The day Adam received an A* for the maths GCSE he’d sat a year early, he searched local sixth form colleges online and “somehow ended up on the Eton scholarship page.”
Almost 300 miles from Adam’s semi-detached home in Cramlington, an old mining town just north of Newcastle, Eton was certainly not “a local Sixth Form college.” But Adam was an intensely academic and ambitious fifteen-year-old and zeroed in on the opportunity to attend “what looked like the best school in the world”.
“I had been to see Eton when I was eight,” he grins. “We were staying in Windsor on a trip to Legoland. I’d been one of those tourists walking down the high street and taking pictures of everyone in their funny clothes. I’d never even considered it was a possibility for somebody like me. But when I saw the page that day I thought: ‘I could actually do this’”.
Adam wasn’t seduced by the ancient buildings and ‘the penguin suits’ so much as “the idea of being in a classroom with people who were all at my level. The popular assumption is that Eton is a school for toffs,” he says. “But about a fifth of us get some financial assistance, so it’s a lot more meritocratic than people think. You are judged on your behaviour and your achievements, not on your background.”
Although Adam had “a small group of academic friends” at his local state school, he admits that “you’d be laughed at for handing your homework in on time there. I had always loved maths and worked hard. But I was often frustrated by the way we had to stick to the curriculum: there was no pushing beyond or around it.”
Adam relished Eton’s Sixth Form scholarship exams: “They were fun. I can remember a really interesting essay question: ‘Google has changed education for the better. Discuss’”. But he found the interviews far more nerve-wracking.
“I spoke to my Dad after the first one. I said: ‘Well, I’ve had a good couple of days but I’m never coming back.’ I thought I had been appalling. Slow in answering questions, speaking without knowing where I was going… it was awful. But the guy who interviewed me is actually now my tutor, and later said I didn’t perform that badly.”
Sitting in a chemistry lesson back in Cramlington, Adam was called to reception to find his Dad with a letter offering Adam one of nine Sixth Form scholarships awarded across the UK by Eton that year.
His only concern was fitting in to long-established friendship groups. “But the guys really welcomed me in. They all messaged me a few weeks before I started, giving me tips and making plans. That was really nice. It really helped.”
Adam’s faith in the warmth of his new peers was confirmed a few weeks into his time at Eton when a flu virus circulated. “We were told we could leave if we wanted. But I had to buy my train tickets six weeks in advance, so there was no way I could get home. Then one guy invited me to stay at his house. I said: ‘I might start throwing up everywhere!’ and he said that was fine. It was so kind. So unexpected.”

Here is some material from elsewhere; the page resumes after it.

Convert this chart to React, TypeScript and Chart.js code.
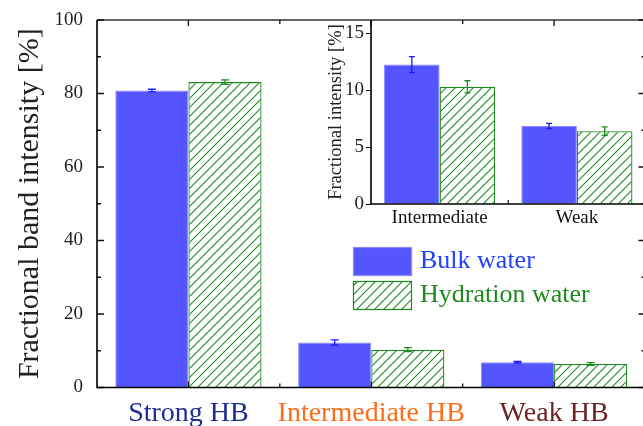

Thanks to the generosity of donors, Eton opened doors previously closed to Adam, paving the way for him to study politics, philosophy, and economics at Oxford.
Adam’s parents were relieved to see that, despite the vintage garb and unique rituals, Eton did not remove their son from the realities of life in 21st Century Britain. Adam spends a few hours a week visiting patients on the geriatric ward of a local hospital. The boy who admits he does “put a lot of pressure” on himself has learned: “it’s good to switch off from the things I worry about and see what other people are thinking about. To just sit down and do the crossword with somebody.”
Having begun school as someone who loved the certainty of maths and “hated the way there was no right answer” in English, Adam’s time at Eton has brought an about-turn to that mindset.
Thanks to the generosity of donors, Eton opened doors previously closed to Adam, paving the way for him to study politics, philosophy, and economics at Oxford. He will doubtless move into a career of his choosing. Quite what, though, he is unsure at present.
“Perhaps a classic, Old Etonian career in the City, maybe politics, or something else. I’m grateful for my Eton education. Getting my Oxford offer proved I’d made the best of my opportunities here and I like to reflect on that when I walk through an ancient doorway and remember the 1960s prefab school I came from.”